2. **Neighborhood Watch**: Combat crime not just with alarms, but with front-yard *kuier* sessions. Build trust, not fences.
3. **Protest Differently**: Amid service delivery strikes, channel your inner Mary (Luke 10:42)—*sit*. Pray before picketing.
**Confrontation: Your Exhaustion Is Not a Trophy**
Brother, sister—your burnout isn’t piety. Jesus didn’t say, *“Come to Me, all you who are productive.”* When last did you stare at a jacaranda in bloom without Instagramming it? Satan’s lie is that rest is laziness, but God’s math is clear: *“Strength is perfected in weakness”* (2 Corinthians 12:9). Even creation hums this truth: Winter rest precedes spring.
**Prayer**:
*Father, in this land of rolling blackouts and rolling trauma, teach us to unplug our hearts from fear and plug into Your presence.

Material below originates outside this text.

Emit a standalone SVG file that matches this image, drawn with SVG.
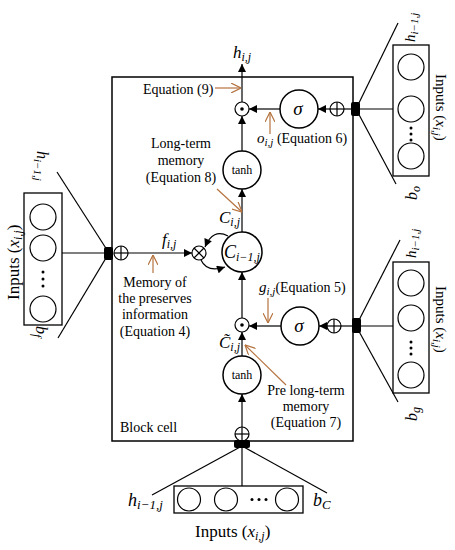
<svg xmlns="http://www.w3.org/2000/svg" width="455" height="550" viewBox="0 0 455 550" font-family="'Liberation Serif', 'Times New Roman', serif">
<defs>
<style>
text{font-family:"Liberation Serif","Times New Roman",serif;fill:#000;}
.t{font-size:14px;font-style:normal;}
.m{font-size:17px;font-style:italic;}
.s{font-size:12px;font-style:italic;}
.ln{stroke:#000;stroke-width:1.2;fill:none;}
.ar{stroke:#000;stroke-width:1.2;fill:none;marker-end:url(#ah);}
.or{stroke:#b5733f;stroke-width:1.2;fill:none;marker-end:url(#oh);}
.nd{stroke:#000;stroke-width:1.5;fill:#fff;}
.op{stroke:#000;stroke-width:1.2;fill:#fff;}
</style>
<marker id="ah" viewBox="0 0 10 10" refX="10" refY="5" markerWidth="9" markerHeight="8" orient="auto" markerUnits="userSpaceOnUse">
<path d="M0,0 L10,5 L0,10 z" fill="#000"/>
</marker>
<marker id="oh" viewBox="0 0 10 10" refX="10" refY="5" markerWidth="10" markerHeight="10" orient="auto" markerUnits="userSpaceOnUse">
<path d="M0,0 L10,5 L0,10" fill="none" stroke="#b5733f" stroke-width="1.2"/>
</marker>
</defs>
<rect width="455" height="550" fill="#fff"/>

<g id="cell">
<rect x="112" y="77" width="241" height="364" fill="none" stroke="#000" stroke-width="1.5"/>
<text class="t" x="120" y="432">Block cell</text>
</g>

<g id="connectors">
<line class="ar" x1="242" y1="427" x2="242" y2="394"/>
<line class="ar" x1="242" y1="356" x2="242" y2="332"/>
<line class="ar" x1="242" y1="318" x2="242" y2="272"/>
<line class="ar" x1="242" y1="232" x2="242" y2="189"/>
<line class="ar" x1="242" y1="151" x2="242" y2="116"/>
<line class="ar" x1="242" y1="102" x2="242" y2="64"/>
<line class="ln" x1="351" y1="109" x2="344" y2="109"/>
<line class="ar" x1="330" y1="109" x2="318" y2="109"/>
<line class="ar" x1="280" y1="109" x2="249" y2="109"/>
<line class="ln" x1="352" y1="326" x2="341" y2="326"/>
<line class="ar" x1="327" y1="326" x2="319" y2="326"/>
<line class="ar" x1="281" y1="326" x2="249" y2="326"/>
<line class="ar" x1="128" y1="253" x2="192" y2="253"/>
<path class="ar" d="M228,236 Q213,228 205,247"/>
<path class="ar" d="M201,260 Q207,273 225,267"/>
<line class="ln" x1="109" y1="253" x2="62" y2="253"/>
<line class="ln" x1="109" y1="253" x2="57" y2="172"/>
<line class="ln" x1="109" y1="253" x2="58" y2="338"/>
<line class="ln" x1="356" y1="109" x2="393" y2="109"/>
<line class="ln" x1="356" y1="109" x2="398" y2="23"/>
<line class="ln" x1="356" y1="109" x2="396" y2="184"/>
<line class="ln" x1="356" y1="326" x2="393" y2="326"/>
<line class="ln" x1="356" y1="326" x2="400" y2="240"/>
<line class="ln" x1="356" y1="326" x2="398" y2="402"/>
<line class="ln" x1="242" y1="446" x2="152" y2="495"/>
<line class="ln" x1="242" y1="446" x2="242" y2="486"/>
<line class="ln" x1="242" y1="446" x2="327" y2="493"/>
<line class="or" x1="215" y1="88" x2="241" y2="88"/>
<line class="or" x1="270" y1="134" x2="270" y2="112"/>
<line class="or" x1="217" y1="189" x2="242" y2="212"/>
<line class="or" x1="153" y1="273" x2="153" y2="255"/>
<line class="or" x1="268" y1="298" x2="268" y2="323"/>
<line class="or" x1="286" y1="385" x2="245" y2="345"/>
</g>

<g id="out-mul">
<circle class="op" cx="242" cy="109" r="7"/>
<circle cx="242" cy="109" r="1.8" fill="#000"/>
</g>
<g id="out-sigma">
<circle class="nd" cx="299" cy="109" r="19"/>
<text class="m" style="font-size:19px" x="298" y="115" text-anchor="middle">σ</text>
</g>
<g id="out-sum">
<circle class="op" cx="337" cy="109" r="7"/>
<line class="ln" x1="330" y1="109" x2="344" y2="109"/>
<line class="ln" x1="337" y1="102" x2="337" y2="116"/>
</g>
<g id="out-blob"><rect x="351" y="102" width="9" height="14" rx="2" fill="#000"/></g>

<g id="tanh-top">
<circle class="nd" cx="242" cy="170" r="19"/>
<text class="t" style="font-size:12px" x="242" y="174" text-anchor="middle">tanh</text>
</g>
<g id="cell-state">
<circle class="nd" cx="242" cy="252" r="20"/>
<text x="224" y="258"><tspan class="m" style="font-size:18px">C</tspan><tspan class="s" dy="3">i−1,j</tspan></text>
</g>
<g id="forget-mul">
<circle class="op" cx="199" cy="253" r="7"/>
<line class="ln" x1="194" y1="248" x2="204" y2="258"/>
<line class="ln" x1="204" y1="248" x2="194" y2="258"/>
</g>
<g id="forget-sum">
<circle class="op" cx="121" cy="253" r="7"/>
<line class="ln" x1="114" y1="253" x2="128" y2="253"/>
<line class="ln" x1="121" y1="246" x2="121" y2="260"/>
</g>
<g id="forget-blob"><rect x="104" y="247" width="9" height="13" rx="2" fill="#000"/></g>

<g id="in-mul">
<circle class="op" cx="242" cy="325" r="7"/>
<circle cx="242" cy="325" r="1.8" fill="#000"/>
</g>
<g id="in-sigma">
<circle class="nd" cx="300" cy="326" r="19"/>
<text class="m" style="font-size:19px" x="299" y="332" text-anchor="middle">σ</text>
</g>
<g id="in-sum">
<circle class="op" cx="334" cy="326" r="7"/>
<line class="ln" x1="327" y1="326" x2="341" y2="326"/>
<line class="ln" x1="334" y1="319" x2="334" y2="333"/>
</g>
<g id="in-blob"><rect x="352" y="318" width="9" height="15" rx="2" fill="#000"/></g>

<g id="tanh-bottom">
<circle class="nd" cx="242" cy="375" r="19"/>
<text class="t" style="font-size:12px" x="242" y="379" text-anchor="middle">tanh</text>
</g>
<g id="bottom-sum">
<circle class="op" cx="242" cy="434" r="7"/>
<line class="ln" x1="235" y1="434" x2="249" y2="434"/>
<line class="ln" x1="242" y1="427" x2="242" y2="441"/>
</g>
<g id="bottom-blob"><rect x="234" y="440" width="16" height="8" rx="2" fill="#000"/></g>

<g id="input-left">
<rect x="24" y="193" width="38" height="132" fill="#fff" stroke="#000" stroke-width="1.3"/>
<circle class="op" cx="43" cy="217" r="13"/>
<circle class="op" cx="43" cy="248" r="13"/>
<circle cx="43" cy="272" r="1.5"/><circle cx="43" cy="279" r="1.5"/><circle cx="43" cy="286" r="1.5"/>
<circle class="op" cx="43" cy="309" r="13"/>
<text transform="translate(37,151) rotate(90)"><tspan class="m" style="font-size:16px">h</tspan><tspan class="s" style="font-size:11px" dy="3">i−1,j</tspan></text>
<text transform="translate(36,326) rotate(90)"><tspan class="m" style="font-size:16px">b</tspan><tspan class="s" dy="3">f</tspan></text>
<text transform="translate(19,300) rotate(-90)"><tspan class="t" style="font-size:17px">Inputs (</tspan><tspan class="m">x</tspan><tspan class="s" dy="3">i,j</tspan><tspan class="t" style="font-size:17px" dy="-3">)</tspan></text>
</g>

<g id="input-top-right">
<rect x="393" y="45" width="36" height="131" fill="#fff" stroke="#000" stroke-width="1.3"/>
<circle class="op" cx="411" cy="67" r="13"/>
<circle class="op" cx="411" cy="109" r="13"/>
<circle cx="411" cy="128" r="1.5"/><circle cx="411" cy="134" r="1.5"/><circle cx="411" cy="140" r="1.5"/>
<circle class="op" cx="411" cy="156" r="13"/>
<text transform="translate(415,42) rotate(-90)"><tspan class="m" style="font-size:15px">h</tspan><tspan class="s" style="font-size:11px" dy="3">i−1,j</tspan></text>
<text transform="translate(417,200) rotate(-90)"><tspan class="m" style="font-size:16px">b</tspan><tspan class="s" dy="3">o</tspan></text>
<text transform="translate(436,74) rotate(90)"><tspan class="t" style="font-size:15px">Inputs (</tspan><tspan class="m" style="font-size:15px">x</tspan><tspan class="s" style="font-size:11px" dy="3">i,j</tspan><tspan class="t" style="font-size:15px" dy="-3">)</tspan></text>
</g>

<g id="input-mid-right">
<rect x="393" y="262" width="36" height="131" fill="#fff" stroke="#000" stroke-width="1.3"/>
<circle class="op" cx="411" cy="283" r="13"/>
<circle class="op" cx="411" cy="318" r="13"/>
<circle cx="411" cy="342" r="1.5"/><circle cx="411" cy="348" r="1.5"/><circle cx="411" cy="354" r="1.5"/>
<circle class="op" cx="411" cy="375" r="13"/>
<text transform="translate(416,258) rotate(-90)"><tspan class="m" style="font-size:15px">h</tspan><tspan class="s" style="font-size:11px" dy="3">i−1,j</tspan></text>
<text transform="translate(417,421) rotate(-90)"><tspan class="m" style="font-size:16px">b</tspan><tspan class="s" dy="3">g</tspan></text>
<text transform="translate(436,286) rotate(90)"><tspan class="t" style="font-size:15px">Inputs (</tspan><tspan class="m" style="font-size:15px">x</tspan><tspan class="s" style="font-size:11px" dy="3">i,j</tspan><tspan class="t" style="font-size:15px" dy="-3">)</tspan></text>
</g>

<g id="input-bottom">
<rect x="174" y="486" width="129" height="27" fill="#fff" stroke="#000" stroke-width="1.3"/>
<circle class="op" cx="189" cy="499.5" r="11.5"/>
<circle class="op" cx="226" cy="499.5" r="11.5"/>
<circle cx="252" cy="499.5" r="1.5"/><circle cx="259" cy="499.5" r="1.5"/><circle cx="266" cy="499.5" r="1.5"/>
<circle class="op" cx="287" cy="499.5" r="11.5"/>
<text x="128" y="506"><tspan class="m" style="font-size:18px">h</tspan><tspan class="s" style="font-size:13px" dy="3">i−1,j</tspan></text>
<text x="313" y="506"><tspan class="m" style="font-size:18px">b</tspan><tspan class="s" style="font-size:13px" dy="3">C</tspan></text>
<text x="195" y="537"><tspan class="t" style="font-size:17px">Inputs (</tspan><tspan class="m">x</tspan><tspan class="s" dy="3">i,j</tspan><tspan class="t" style="font-size:17px" dy="-3">)</tspan></text>
</g>

<g id="labels">
<text x="233" y="58"><tspan class="m">h</tspan><tspan class="s" dy="3">i,j</tspan></text>
<text class="t" x="143" y="94">Equation (9)</text>
<text x="257" y="143"><tspan class="m" style="font-size:15px">o</tspan><tspan class="s" style="font-size:11px" dy="3">i,j</tspan><tspan class="t" dy="-3"> (Equation 6)</tspan></text>
<text class="t" text-anchor="middle" x="181" y="148">Long-term</text>
<text class="t" text-anchor="middle" x="181" y="165">memory</text>
<text class="t" text-anchor="middle" x="181" y="182">(Equation 8)</text>
<text x="219" y="223"><tspan class="m">C</tspan><tspan class="s" dy="3">i,j</tspan></text>
<text x="162" y="245"><tspan class="m">f</tspan><tspan class="s" dy="3">i,j</tspan></text>
<text class="t" text-anchor="middle" x="155" y="287">Memory of</text>
<text class="t" text-anchor="middle" x="155" y="303">the preserves</text>
<text class="t" text-anchor="middle" x="155" y="319">information</text>
<text class="t" text-anchor="middle" x="155" y="336">(Equation 4)</text>
<text x="259" y="292"><tspan class="m" style="font-size:15px">g</tspan><tspan class="s" style="font-size:11px" dy="3">i,j</tspan><tspan class="t" dy="-3">(Equation 5)</tspan></text>
<text x="219" y="348"><tspan class="m">C̃</tspan><tspan class="s" dy="3">i,j</tspan></text>
<text class="t" text-anchor="middle" x="306" y="395">Pre long-term</text>
<text class="t" text-anchor="middle" x="306" y="411">memory</text>
<text class="t" text-anchor="middle" x="306" y="427">(Equation 7)</text>
</g>
</svg>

Make us rebels of rest, warriors who wield stillness as our weapon. As Eskom fails, let Your power flood our souls. Amen.*
**Final Challenge**:
Tonight, when the lights dip again, don’t reach for the generator. Reach for the Psalms. Let Akasia’s darkness become your cathedral. Watch how stars—and strength—return when we stop chasing the light and let it find us.